> _Record set_:
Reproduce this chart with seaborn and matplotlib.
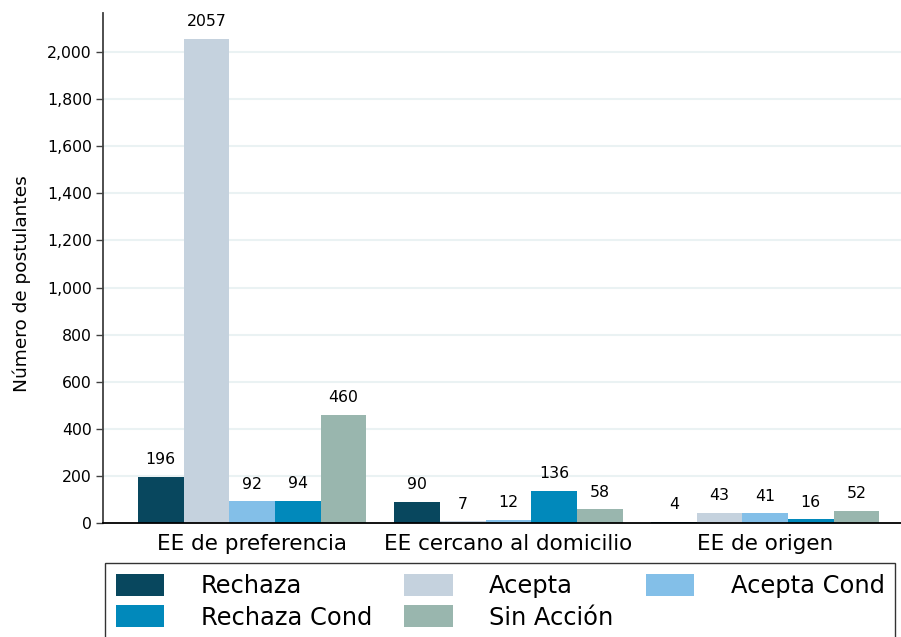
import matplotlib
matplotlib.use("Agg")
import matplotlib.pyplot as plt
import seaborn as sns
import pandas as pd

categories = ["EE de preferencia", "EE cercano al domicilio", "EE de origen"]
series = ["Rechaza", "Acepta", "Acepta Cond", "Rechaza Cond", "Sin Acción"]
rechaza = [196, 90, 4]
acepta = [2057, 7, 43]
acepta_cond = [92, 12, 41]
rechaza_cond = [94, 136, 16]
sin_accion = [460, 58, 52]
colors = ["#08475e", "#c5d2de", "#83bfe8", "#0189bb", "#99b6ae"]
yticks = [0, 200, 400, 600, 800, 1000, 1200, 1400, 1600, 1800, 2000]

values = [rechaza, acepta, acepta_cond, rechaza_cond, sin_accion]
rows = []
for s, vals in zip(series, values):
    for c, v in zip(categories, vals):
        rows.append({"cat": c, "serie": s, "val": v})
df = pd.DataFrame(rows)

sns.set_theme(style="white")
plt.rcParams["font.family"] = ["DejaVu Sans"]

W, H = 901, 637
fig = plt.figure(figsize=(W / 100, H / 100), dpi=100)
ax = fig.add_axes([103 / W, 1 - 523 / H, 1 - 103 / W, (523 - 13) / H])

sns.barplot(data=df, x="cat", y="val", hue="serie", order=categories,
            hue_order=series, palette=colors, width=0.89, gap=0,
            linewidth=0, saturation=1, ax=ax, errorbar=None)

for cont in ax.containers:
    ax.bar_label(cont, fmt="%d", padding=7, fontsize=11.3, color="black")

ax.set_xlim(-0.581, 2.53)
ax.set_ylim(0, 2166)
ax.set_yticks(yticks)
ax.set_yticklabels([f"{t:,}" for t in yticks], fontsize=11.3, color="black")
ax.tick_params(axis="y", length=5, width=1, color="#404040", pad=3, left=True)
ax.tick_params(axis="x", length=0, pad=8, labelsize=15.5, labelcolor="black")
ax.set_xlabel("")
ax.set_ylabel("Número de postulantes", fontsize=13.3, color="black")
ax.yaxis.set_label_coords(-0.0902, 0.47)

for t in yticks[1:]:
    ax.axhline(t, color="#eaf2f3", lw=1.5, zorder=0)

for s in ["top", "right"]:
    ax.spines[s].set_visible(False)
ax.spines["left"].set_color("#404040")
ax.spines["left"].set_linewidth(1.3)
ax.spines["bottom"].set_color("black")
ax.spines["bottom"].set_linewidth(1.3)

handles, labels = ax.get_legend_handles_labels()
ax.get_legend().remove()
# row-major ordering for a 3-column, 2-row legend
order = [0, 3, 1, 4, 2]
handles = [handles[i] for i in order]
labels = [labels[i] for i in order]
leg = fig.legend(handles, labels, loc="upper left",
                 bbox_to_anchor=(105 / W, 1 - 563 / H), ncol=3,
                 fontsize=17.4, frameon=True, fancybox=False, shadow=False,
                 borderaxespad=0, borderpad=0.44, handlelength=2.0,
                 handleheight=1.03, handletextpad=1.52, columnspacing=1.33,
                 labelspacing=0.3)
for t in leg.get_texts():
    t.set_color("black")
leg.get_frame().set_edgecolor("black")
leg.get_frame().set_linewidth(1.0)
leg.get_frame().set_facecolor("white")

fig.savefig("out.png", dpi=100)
* * *
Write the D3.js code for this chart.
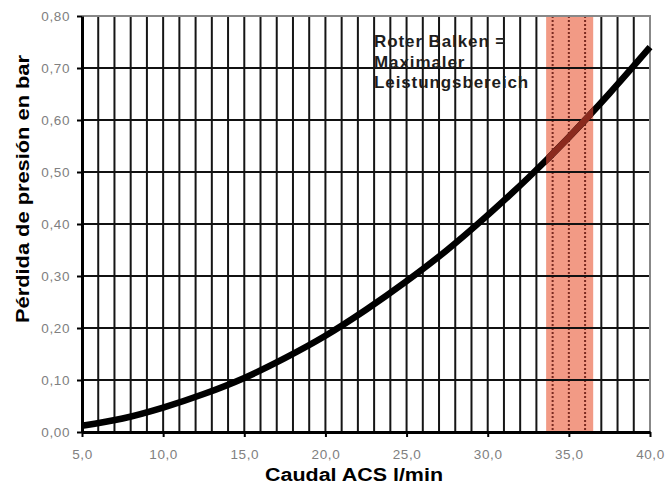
...
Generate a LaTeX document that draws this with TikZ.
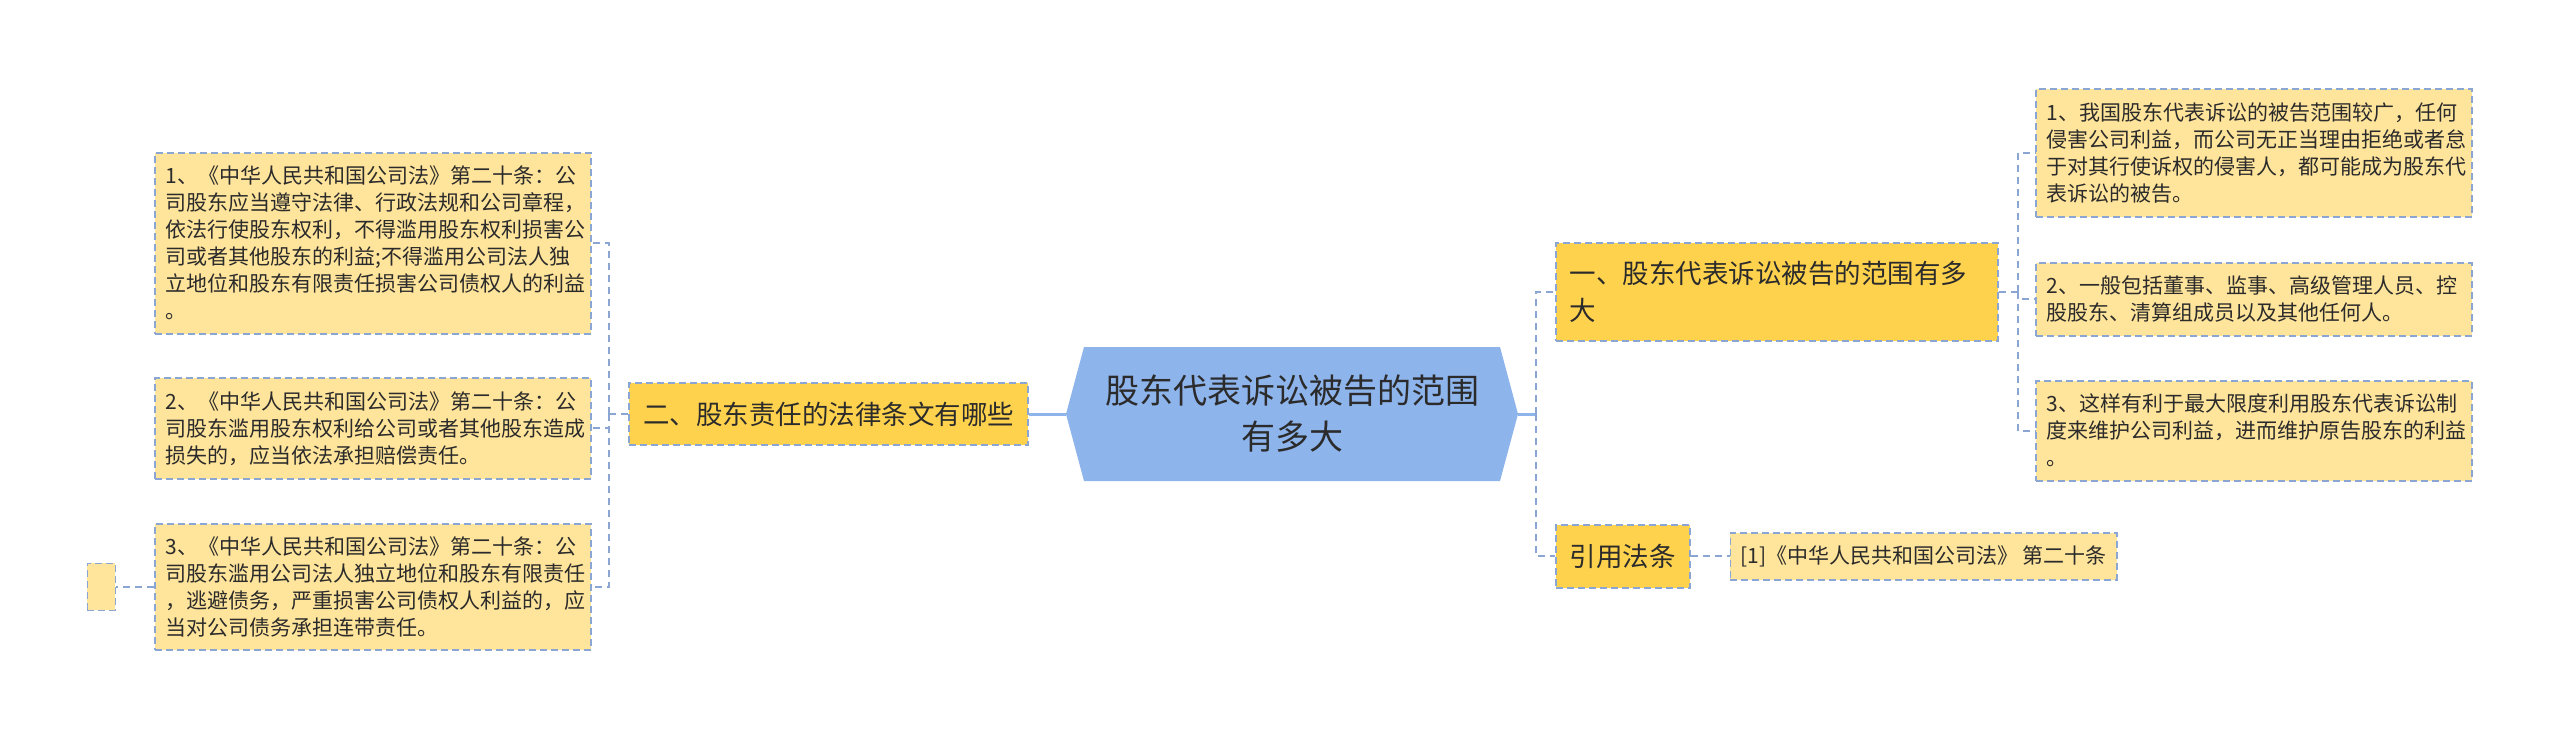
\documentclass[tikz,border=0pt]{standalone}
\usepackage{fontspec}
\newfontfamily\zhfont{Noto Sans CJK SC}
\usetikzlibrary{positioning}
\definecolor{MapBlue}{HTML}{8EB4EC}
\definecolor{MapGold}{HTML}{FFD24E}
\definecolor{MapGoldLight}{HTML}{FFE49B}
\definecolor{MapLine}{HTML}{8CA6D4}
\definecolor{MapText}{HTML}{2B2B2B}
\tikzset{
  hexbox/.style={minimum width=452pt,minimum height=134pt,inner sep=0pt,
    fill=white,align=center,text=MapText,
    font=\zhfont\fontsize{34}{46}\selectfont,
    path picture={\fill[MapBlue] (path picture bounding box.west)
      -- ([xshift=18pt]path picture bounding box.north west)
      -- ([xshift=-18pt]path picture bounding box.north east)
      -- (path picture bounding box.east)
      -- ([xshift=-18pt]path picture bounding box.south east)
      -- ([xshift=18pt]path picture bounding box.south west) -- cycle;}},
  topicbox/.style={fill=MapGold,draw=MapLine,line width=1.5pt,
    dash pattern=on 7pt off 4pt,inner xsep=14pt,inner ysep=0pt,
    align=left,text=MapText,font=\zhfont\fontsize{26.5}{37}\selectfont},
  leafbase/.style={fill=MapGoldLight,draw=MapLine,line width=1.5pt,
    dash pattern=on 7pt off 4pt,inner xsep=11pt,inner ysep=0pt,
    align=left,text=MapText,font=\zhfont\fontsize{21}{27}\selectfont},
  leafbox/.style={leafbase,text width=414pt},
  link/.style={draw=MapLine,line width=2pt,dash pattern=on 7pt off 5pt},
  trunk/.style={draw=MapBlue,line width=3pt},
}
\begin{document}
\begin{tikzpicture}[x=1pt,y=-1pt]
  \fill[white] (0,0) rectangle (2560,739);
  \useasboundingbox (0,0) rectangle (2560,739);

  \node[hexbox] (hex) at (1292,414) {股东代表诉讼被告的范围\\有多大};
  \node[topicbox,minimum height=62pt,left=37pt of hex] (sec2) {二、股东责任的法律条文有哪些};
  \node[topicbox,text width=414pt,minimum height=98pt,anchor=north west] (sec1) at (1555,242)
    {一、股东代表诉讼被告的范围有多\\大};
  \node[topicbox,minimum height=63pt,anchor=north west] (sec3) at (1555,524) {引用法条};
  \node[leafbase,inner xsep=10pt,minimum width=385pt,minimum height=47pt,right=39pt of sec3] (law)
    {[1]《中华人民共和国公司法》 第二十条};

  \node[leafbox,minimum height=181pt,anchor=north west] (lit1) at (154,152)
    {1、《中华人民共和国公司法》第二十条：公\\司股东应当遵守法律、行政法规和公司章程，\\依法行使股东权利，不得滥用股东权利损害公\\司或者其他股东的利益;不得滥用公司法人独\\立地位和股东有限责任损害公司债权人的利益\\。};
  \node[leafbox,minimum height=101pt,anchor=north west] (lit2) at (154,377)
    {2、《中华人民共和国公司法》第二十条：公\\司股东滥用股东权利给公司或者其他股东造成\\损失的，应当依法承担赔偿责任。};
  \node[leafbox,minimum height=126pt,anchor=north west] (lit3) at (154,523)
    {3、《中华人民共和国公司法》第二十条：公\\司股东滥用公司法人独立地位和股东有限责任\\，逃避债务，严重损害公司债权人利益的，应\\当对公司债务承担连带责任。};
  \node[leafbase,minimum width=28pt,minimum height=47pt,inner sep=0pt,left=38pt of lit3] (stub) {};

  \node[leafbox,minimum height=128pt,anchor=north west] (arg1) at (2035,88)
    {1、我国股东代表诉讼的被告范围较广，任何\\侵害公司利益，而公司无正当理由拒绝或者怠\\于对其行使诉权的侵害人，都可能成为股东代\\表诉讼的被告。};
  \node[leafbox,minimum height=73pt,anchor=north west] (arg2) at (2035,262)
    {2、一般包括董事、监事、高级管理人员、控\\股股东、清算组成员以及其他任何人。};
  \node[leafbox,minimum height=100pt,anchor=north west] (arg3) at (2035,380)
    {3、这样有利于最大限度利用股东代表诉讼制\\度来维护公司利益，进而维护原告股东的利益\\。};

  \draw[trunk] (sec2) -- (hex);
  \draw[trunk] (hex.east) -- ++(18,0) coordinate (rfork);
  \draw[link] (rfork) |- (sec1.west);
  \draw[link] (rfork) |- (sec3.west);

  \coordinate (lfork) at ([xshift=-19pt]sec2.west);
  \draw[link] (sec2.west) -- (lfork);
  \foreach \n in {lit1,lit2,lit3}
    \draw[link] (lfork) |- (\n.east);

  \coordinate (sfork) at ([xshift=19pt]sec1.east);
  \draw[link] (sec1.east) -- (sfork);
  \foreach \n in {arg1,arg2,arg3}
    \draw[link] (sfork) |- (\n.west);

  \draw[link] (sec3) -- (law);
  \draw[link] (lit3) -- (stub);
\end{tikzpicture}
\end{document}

> _Stated exercise_: Quote the data above exactly from the line with "Reproduce this chart" to the line with "1600, 1800, 2000]", both ends counted, and nothing else. Pictures don't go in.

> _Task answer_:
Reproduce this chart with seaborn and matplotlib.
import matplotlib
matplotlib.use("Agg")
import matplotlib.pyplot as plt
import seaborn as sns
import pandas as pd

categories = ["EE de preferencia", "EE cercano al domicilio", "EE de origen"]
series = ["Rechaza", "Acepta", "Acepta Cond", "Rechaza Cond", "Sin Acción"]
rechaza = [196, 90, 4]
acepta = [2057, 7, 43]
acepta_cond = [92, 12, 41]
rechaza_cond = [94, 136, 16]
sin_accion = [460, 58, 52]
colors = ["#08475e", "#c5d2de", "#83bfe8", "#0189bb", "#99b6ae"]
yticks = [0, 200, 400, 600, 800, 1000, 1200, 1400, 1600, 1800, 2000]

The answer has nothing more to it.